▸ **EXCERPTED DATA**:
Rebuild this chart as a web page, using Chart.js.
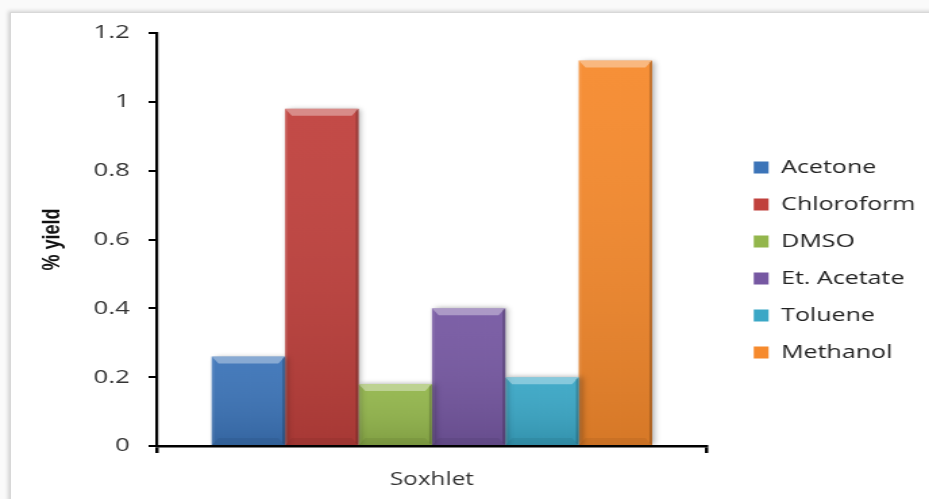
<!DOCTYPE html>
<html>
<head>
<meta charset="utf-8">
<script src="https://cdn.jsdelivr.net/npm/chart.js@4/dist/chart.umd.min.js"></script>
<style>
  html, body { margin: 0; padding: 0; background: #fafafa; overflow: hidden; }
  #frame {
    position: absolute; left: 10px; top: 12px; width: 960px; height: 520px;
    background: #fff; border: 1px solid #d8d8d8;
    box-shadow: -2px -1px 4px rgba(0, 0, 0, 0.16);
  }
  #chart { position: absolute; left: 0; top: 0; }
</style>
</head>
<body>
<div id="frame"></div>
<!-- drawn at 688px wide, then stretched out to the page width -->
<canvas id="chart" width="688" height="499" style="width:929px;height:499px"></canvas>
<script>
var categories = ['Soxhlet'];
var solvents = ['Acetone', 'Chloroform', 'DMSO', 'Et. Acetate', 'Toluene', 'Methanol'];
var yieldValues = [0.26, 0.98, 0.18, 0.40, 0.20, 1.12];
var barColors = ['#3c74b8', '#c0413d', '#93b64c', '#7658a2', '#3aa7c6', '#f68a2d'];
var yTicks = [0, 0.2, 0.4, 0.6, 0.8, 1, 1.2];

var datasets = solvents.map(function(name, i) {
    return {
        label: name,
        data: [yieldValues[i]],
        backgroundColor: barColors[i],
        borderWidth: 0,
        yAxisID: 'y'
    };
});

function fillPoly(ctx, pts, style) {
    ctx.beginPath();
    ctx.moveTo(pts[0][0], pts[0][1]);
    for (var k = 1; k < pts.length; k++) ctx.lineTo(pts[k][0], pts[k][1]);
    ctx.closePath();
    ctx.fillStyle = style;
    ctx.fill();
}

// soft drop shadow under the bars, then a bevelled edge on top of each one
var bevelPlugin = {
    id: 'bevel',
    beforeDatasetsDraw: function(chart) {
        var ctx = chart.ctx;
        ctx.save();
        ctx.shadowColor = 'rgba(0,0,0,0.35)';
        ctx.shadowBlur = 5;
        ctx.shadowOffsetX = 2;
        ctx.shadowOffsetY = 0;
    },
    afterDatasetsDraw: function(chart) {
        var ctx = chart.ctx;
        ctx.restore();
        chart.data.datasets.forEach(function(ds, i) {
            chart.getDatasetMeta(i).data.forEach(function(bar) {
                var p = bar.getProps(['x', 'y', 'base', 'width'], true);
                var l = p.x - p.width / 2, r = p.x + p.width / 2, t = p.y, b = p.base;
                var bx = 5, by = 7;
                var g = ctx.createLinearGradient(0, t, 0, b);
                g.addColorStop(0, 'rgba(255,255,255,0.05)');
                g.addColorStop(1, 'rgba(0,0,0,0.13)');
                ctx.fillStyle = g;
                ctx.fillRect(l, t, r - l, b - t);
                fillPoly(ctx, [[l, t], [r, t], [r - bx, t + by], [l + bx, t + by]], 'rgba(255,255,255,0.36)');
                fillPoly(ctx, [[r, t], [r, b], [r - 2, b - 2], [r - 2, t + 2]], 'rgba(0,0,0,0.2)');
                fillPoly(ctx, [[l, t], [l + 2, t + 2], [l + 2, b - 2], [l, b]], 'rgba(255,255,255,0.08)');
                fillPoly(ctx, [[l, b], [l + bx, b - by], [r - bx, b - by], [r, b]], 'rgba(0,0,0,0.06)');
            });
        });
    }
};

var ctx = document.getElementById('chart').getContext('2d');
var myChart = new Chart(ctx, {
    type: 'bar',
    data: {
        labels: categories,
        datasets: datasets
    },
    options: {
        responsive: false,
        animation: false,
        events: [],
        layout: {
            padding: { left: 24, top: 33, right: 0, bottom: 12 }
        },
        datasets: {
            bar: { categoryPercentage: 0.8, barPercentage: 1 }
        },
        plugins: {
            legend: {
                position: 'right',
                maxWidth: 180,
                labels: {
                    boxWidth: 11,
                    boxHeight: 12,
                    padding: 18.5,
                    color: '#222',
                    font: { family: 'Open Sans', size: 18.5 }
                }
            },
            tooltip: { enabled: false }
        },
        scales: {
            x: {
                grid: { drawOnChartArea: false, color: '#000', tickLength: 7, lineWidth: 2.5, z: 1 },
                border: { color: '#000', width: 2.5, z: 1 },
                ticks: { color: '#333', padding: 16, font: { family: 'Open Sans', size: 18 } },
                afterFit: function(scale) { scale.height = 41; }
            },
            y: {
                min: 0,
                max: 1.2,
                grid: { drawOnChartArea: false, color: '#000', tickLength: 6, lineWidth: 2 },
                border: { color: '#000', width: 2.2 },
                ticks: {
                    color: '#333',
                    padding: 14,
                    font: { family: 'Open Sans', size: 19 },
                    callback: function(v) { return String(v); }
                },
                afterBuildTicks: function(scale) {
                    scale.ticks = yTicks.map(function(v) { return { value: v }; });
                },
                title: {
                    display: true,
                    text: '% yield',
                    color: '#111',
                    font: { family: 'Liberation Sans', size: 18, weight: 'bold' }
                },
                afterFit: function(scale) { scale.width = 92; }
            },
            // empty axis that keeps the legend clear of the plot
            gap: {
                position: 'right',
                display: true,
                grid: { display: false },
                border: { display: false },
                ticks: { display: false },
                afterFit: function(scale) { scale.width = 16; }
            }
        }
    },
    plugins: [bevelPlugin]
});
</script>
</body>
</html>
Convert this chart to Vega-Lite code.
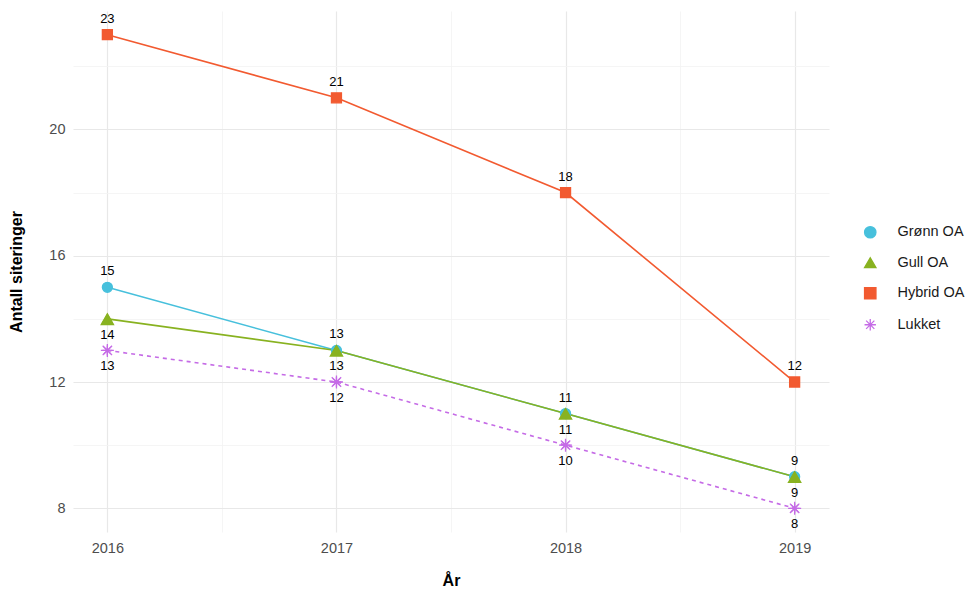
{
  "$schema": "https://vega.github.io/schema/vega-lite/v6.json",
  "width": 756,
  "height": 521,
  "autosize": {"type": "none"},
  "padding": {"left": 73, "top": 11, "right": 149, "bottom": 59},
  "background": "white",
  "config": {
    "font": "Liberation Sans",
    "view": {"stroke": null},
    "axis": {"domain": false, "ticks": false, "labelFont": "Liberation Sans", "titleFont": "Liberation Sans"},
    "legend": {"labelFont": "Liberation Sans", "labelFontSize": 14.5, "labelColor": "#1a1a1a", "labelOffset": 20, "rowPadding": 13.5, "symbolSize": 130, "symbolStrokeWidth": 1.3}
  },
  "data": {
    "values": [
      {"year": 2016, "series": "Grønn OA", "value": 15},
      {"year": 2017, "series": "Grønn OA", "value": 13},
      {"year": 2018, "series": "Grønn OA", "value": 11},
      {"year": 2019, "series": "Grønn OA", "value": 9},
      {"year": 2016, "series": "Gull OA", "value": 14},
      {"year": 2017, "series": "Gull OA", "value": 13},
      {"year": 2018, "series": "Gull OA", "value": 11},
      {"year": 2019, "series": "Gull OA", "value": 9},
      {"year": 2016, "series": "Hybrid OA", "value": 23},
      {"year": 2017, "series": "Hybrid OA", "value": 21},
      {"year": 2018, "series": "Hybrid OA", "value": 18},
      {"year": 2019, "series": "Hybrid OA", "value": 12},
      {"year": 2016, "series": "Lukket", "value": 13},
      {"year": 2017, "series": "Lukket", "value": 12},
      {"year": 2018, "series": "Lukket", "value": 10},
      {"year": 2019, "series": "Lukket", "value": 8}
    ]
  },
  "encoding": {
    "x": {
      "field": "year", "type": "quantitative",
      "scale": {"domain": [2015.85, 2019.15], "nice": false, "zero": false},
      "axis": {
        "values": [2016, 2016.5, 2017, 2017.5, 2018, 2018.5, 2019],
        "labelExpr": "datum.value % 1 == 0 ? format(datum.value, 'd') : ''",
        "labelFontSize": 14.5, "labelColor": "#4d4d4d", "labelPadding": 9,
        "title": "År", "titleFontSize": 16, "titleFontWeight": "bold", "titleColor": "#000000", "titlePadding": 18,
        "gridColor": {"condition": {"test": "datum.value % 1 == 0", "value": "#e8e8e8"}, "value": "#f2f2f2"},
        "gridWidth": {"condition": {"test": "datum.value % 1 == 0", "value": 1.2}, "value": 0.8}
      }
    },
    "y": {
      "field": "value", "type": "quantitative",
      "scale": {"domain": [7.25, 23.75], "nice": false, "zero": false},
      "axis": {
        "values": [8, 10, 12, 14, 16, 18, 20, 22],
        "labelExpr": "datum.value % 4 == 0 ? format(datum.value, 'd') : ''",
        "labelFontSize": 14.5, "labelColor": "#4d4d4d", "labelPadding": 8,
        "title": "Antall siteringer", "titleFontSize": 16, "titleFontWeight": "bold", "titleColor": "#000000", "titlePadding": 24,
        "gridColor": {"condition": {"test": "datum.value % 4 == 0", "value": "#e8e8e8"}, "value": "#f2f2f2"},
        "gridWidth": {"condition": {"test": "datum.value % 4 == 0", "value": 1.2}, "value": 0.8}
      }
    }
  },
  "layer": [
    {
      "transform": [{"filter": "datum.series == 'Grønn OA'"}],
      "mark": {"type": "line", "strokeWidth": 1.6, "color": "#47C0DC"},
      "encoding": {}
    },
    {
      "transform": [{"filter": "datum.series == 'Gull OA'"}],
      "mark": {"type": "line", "strokeWidth": 1.6, "color": "#88B220"},
      "encoding": {}
    },
    {
      "transform": [{"filter": "datum.series == 'Hybrid OA'"}],
      "mark": {"type": "line", "strokeWidth": 1.6, "color": "#F25A30"},
      "encoding": {}
    },
    {
      "transform": [{"filter": "datum.series == 'Lukket'"}],
      "mark": {"type": "line", "strokeWidth": 1.6, "color": "#C56BE6", "strokeDash": [4, 4]},
      "encoding": {}
    },
    {
      "mark": {"type": "point", "filled": false, "strokeWidth": 1.3, "opacity": 1, "size": 100},
      "encoding": {
        "color": {
          "field": "series", "type": "nominal",
          "scale": {"domain": ["Grønn OA", "Gull OA", "Hybrid OA", "Lukket"], "range": ["#47C0DC", "#88B220", "#F25A30", "#C56BE6"]},
          "legend": {"title": null, "orient": "none", "legendX": 790, "legendY": 214}
        },
        "fill": {
          "field": "series", "type": "nominal",
          "scale": {"domain": ["Grønn OA", "Gull OA", "Hybrid OA", "Lukket"], "range": ["#47C0DC", "#88B220", "#F25A30", "#C56BE6"]},
          "legend": {"title": null, "orient": "none", "legendX": 790, "legendY": 214}
        },
        "shape": {
          "field": "series", "type": "nominal",
          "scale": {"domain": ["Grønn OA", "Gull OA", "Hybrid OA", "Lukket"], "range": ["circle", "triangle-up", "square", "M0,-1L0,1M-1,0L1,0M-0.72,-0.72L0.72,0.72M-0.72,0.72L0.72,-0.72"]},
          "legend": {"title": null, "orient": "none", "legendX": 790, "legendY": 214}
        }
      }
    },
    {
      "transform": [{"filter": "datum.series == 'Gull OA'"}],
      "mark": {"type": "point", "filled": true, "opacity": 1, "size": 210, "shape": "triangle-up", "color": "#88B220"},
      "encoding": {}
    },
    {
      "transform": [{"filter": "datum.series == 'Lukket'"}],
      "mark": {"type": "point", "filled": false, "strokeWidth": 1.3, "opacity": 1, "size": 170,
               "shape": "M0,-1L0,1M-1,0L1,0M-0.72,-0.72L0.72,0.72M-0.72,0.72L0.72,-0.72", "color": "#C56BE6"},
      "encoding": {}
    },
    {
      "transform": [{"filter": "datum.series == 'Grønn OA' || datum.series == 'Hybrid OA'"}],
      "mark": {"type": "text", "dy": -16, "fontSize": 13, "color": "#000000"},
      "encoding": {"text": {"field": "value", "type": "quantitative"}}
    },
    {
      "transform": [{"filter": "datum.series == 'Gull OA' || datum.series == 'Lukket'"}],
      "mark": {"type": "text", "dy": 16, "fontSize": 13, "color": "#000000"},
      "encoding": {"text": {"field": "value", "type": "quantitative"}}
    }
  ]
}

▸ **WHAT YOU SHOULD DO**:
From the first line of the entries above down to the line holding "var yTicks = [0, 0.2, 0.4, 0.6, 0.8, 1, 1.2];", quote each line exactly and nothing else, skipping pictures.

▸ **ANSWER TO THIS TASK**:
Rebuild this chart as a web page, using Chart.js.
<!DOCTYPE html>
<html>
<head>
<meta charset="utf-8">
<script src="https://cdn.jsdelivr.net/npm/chart.js@4/dist/chart.umd.min.js"></script>
<style>
  html, body { margin: 0; padding: 0; background: #fafafa; overflow: hidden; }
  #frame {
    position: absolute; left: 10px; top: 12px; width: 960px; height: 520px;
    background: #fff; border: 1px solid #d8d8d8;
    box-shadow: -2px -1px 4px rgba(0, 0, 0, 0.16);
  }
  #chart { position: absolute; left: 0; top: 0; }
</style>
</head>
<body>
<div id="frame"></div>
<!-- drawn at 688px wide, then stretched out to the page width -->
<canvas id="chart" width="688" height="499" style="width:929px;height:499px"></canvas>
<script>
var categories = ['Soxhlet'];
var solvents = ['Acetone', 'Chloroform', 'DMSO', 'Et. Acetate', 'Toluene', 'Methanol'];
var yieldValues = [0.26, 0.98, 0.18, 0.40, 0.20, 1.12];
var barColors = ['#3c74b8', '#c0413d', '#93b64c', '#7658a2', '#3aa7c6', '#f68a2d'];
var yTicks = [0, 0.2, 0.4, 0.6, 0.8, 1, 1.2];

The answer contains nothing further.